‘Ndrangheta, confisca di beni da 5,5 milioni al presunto esponente delle cosche

Le indagini hanno consentito di appurare un'evidente sproporzione tra i redditi dichiarati, rispetto ai cospicui investimenti effettuati

LaPresse - Matteo Corner

REGGIO CALABRIA – La Dia di Reggio Calabria ha eseguito un provvedimento di confisca di beni per 5 milioni e mezzo di euro nei confronti di un 61enne di Melito Porto Salvo (Reggio Calabria), già sorvegliato speciale. In passato ritenuto esponente dell’omonima cosca di ‘ndrangheta.

Il provvedimento scaturisce dalle indagini svolte dalla Direzione investigativa antimafia sull’ingente patrimonio dell’uomo (infermiere presso l’Asp di Reggio Calabria). Che hanno consentito di appurare un’evidente sproporzione tra i redditi dichiarati, rispetto ai cospicui investimenti effettuati.

A carico dell’uomo hanno accertato, nel periodo 1999/2008, l’omessa segnalazione, prevista per legge, di numerose variazioni patrimoniali. In particolare l’acquisto di diversi immobili, alla guardia di finanza, a cui era obbligato in quanto sottoposto alla misura della sorveglianza speciale.

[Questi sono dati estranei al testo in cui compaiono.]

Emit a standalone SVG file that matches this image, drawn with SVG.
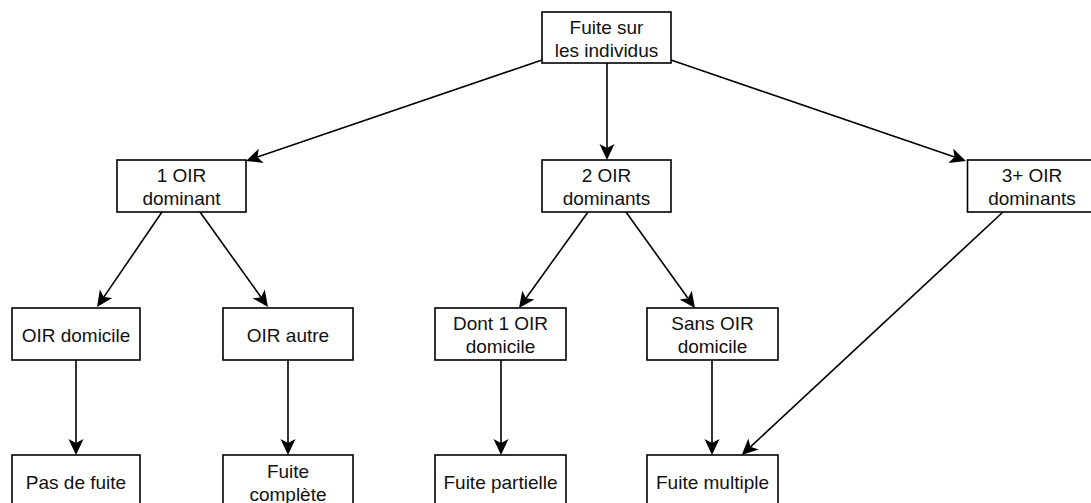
<svg xmlns="http://www.w3.org/2000/svg" width="1091" height="503" viewBox="0 0 1091 503">
<style>
.box{fill:#fff;stroke:#000;stroke-width:1.6}
.t{font-family:"Liberation Sans",Arial,Helvetica,sans-serif;font-size:19px;fill:#111;text-anchor:middle}
.c{fill:none;stroke:#000;stroke-width:1.6;marker-end:url(#arr)}
</style>
<defs>
<marker id="arr" markerUnits="userSpaceOnUse" markerWidth="18" markerHeight="16" viewBox="0 0 18 16" refX="5" refY="8" orient="auto">
<path d="M1,0.5 L17,8 L1,15.5 L5,8 Z" fill="#000"/>
</marker>
</defs>
<rect width="1091" height="503" fill="#fff"/>
<g id="connectors">
<line class="c" x1="542" y1="60" x2="257.4" y2="157.1"/>
<line class="c" x1="607" y1="63" x2="607" y2="148"/>
<line class="c" x1="671" y1="60" x2="954.6" y2="157.1"/>
<line class="c" x1="162" y1="212" x2="103.8" y2="297.1"/>
<line class="c" x1="200" y1="212" x2="261" y2="297.2"/>
<line class="c" x1="588" y1="212" x2="526" y2="298.3"/>
<line class="c" x1="626" y1="212" x2="688" y2="298.3"/>
<line class="c" x1="1003" y1="212" x2="750.5" y2="446.8"/>
<line class="c" x1="76" y1="360" x2="76" y2="443"/>
<line class="c" x1="288" y1="360" x2="288" y2="443"/>
<line class="c" x1="501" y1="360" x2="501" y2="443"/>
<line class="c" x1="712" y1="360" x2="712" y2="443"/>
</g>
<g id="root"><rect class="box" x="542" y="12" width="129" height="51"/><text class="t" x="606.5" y="34">Fuite sur</text><text class="t" x="606.5" y="57">les individus</text></g>
<g id="n1"><rect class="box" x="117" y="160" width="129" height="52"/><text class="t" x="181.5" y="182">1 OIR</text><text class="t" x="181.5" y="205">dominant</text></g>
<g id="n2"><rect class="box" x="542" y="160" width="129" height="52"/><text class="t" x="606.5" y="182">2 OIR</text><text class="t" x="606.5" y="205">dominants</text></g>
<g id="n3"><rect class="box" x="967.5" y="160" width="129" height="52"/><text class="t" x="1032" y="182">3+ OIR</text><text class="t" x="1032" y="205">dominants</text></g>
<g id="oirdom"><rect class="box" x="12" y="308" width="128" height="52"/><text class="t" x="76" y="341.5">OIR domicile</text></g>
<g id="oirautre"><rect class="box" x="223" y="308" width="130" height="52"/><text class="t" x="288" y="341.5">OIR autre</text></g>
<g id="dont1"><rect class="box" x="435" y="308" width="131" height="52"/><text class="t" x="500.5" y="330">Dont 1 OIR</text><text class="t" x="500.5" y="353">domicile</text></g>
<g id="sans"><rect class="box" x="647" y="308" width="131" height="52"/><text class="t" x="712.5" y="330">Sans OIR</text><text class="t" x="712.5" y="353">domicile</text></g>
<g id="pasfuite"><rect class="box" x="12" y="455" width="128" height="52"/><text class="t" x="76" y="489">Pas de fuite</text></g>
<g id="complete"><rect class="box" x="223" y="455" width="130" height="52"/><text class="t" x="288" y="478">Fuite</text><text class="t" x="288" y="500.5">complète</text></g>
<g id="partielle"><rect class="box" x="435" y="455" width="131" height="52"/><text class="t" x="500.5" y="489">Fuite partielle</text></g>
<g id="multiple"><rect class="box" x="647" y="455" width="131" height="52"/><text class="t" x="712.5" y="489">Fuite multiple</text></g>
</svg>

La confisca odierna ha riguardato numerosi beni. Tra cui 57 unità immobiliari a Melito Porto Salvo (fabbricati, appartamenti, cantine e locali a uso commerciale), circa 14 ettari di terreno coltivato, un’auto di grossa cilindrata e rapporti finanziari.

Alcuni mesi confiscati beni ad un boss di una cosca del reggino

La Direzione investigativa antimafia di Reggio Calabria ha eseguito un provvedimento di confisca di beni emesso dal tribunale su proposta della Procura e del Direttore della Dia. Nei confronti di Giuseppe Nucera, 72 anni, detenuto e ritenuto il capo della cosca di Gallicianò, frazione del comune di Condofuri, nel reggino.

Il boss ha subito una condanna nel 2001, dalla Corte di assise di appello di Reggio Calabria, per associazione a delinquere di stampo mafioso. Perché ritenuto organico alla cosca facente capo a Giuseppe Caridi, federata con la consorteria ‘Libri’, attiva a Reggio Calabria. Nucera, soprannominato ‘zio Pino’, è stato ritenuto la persona adibita alla riscossione di tangenti. A suo carico anche una condanna, in primo grado, a 10 anni di reclusione. Emessa nel 2014 dal tribunale di Reggio Calabria per il reato di associazione mafiosa.

La pena è stata successivamente rideterminata in 12 anni e 6 mesi di reclusione a seguito di sentenza del 2016 della Corte di appello reggina. Nello specifico, in tale contesto, hanno ritenuto essere l’uomo come il ‘capo locale’ di Gallicianò.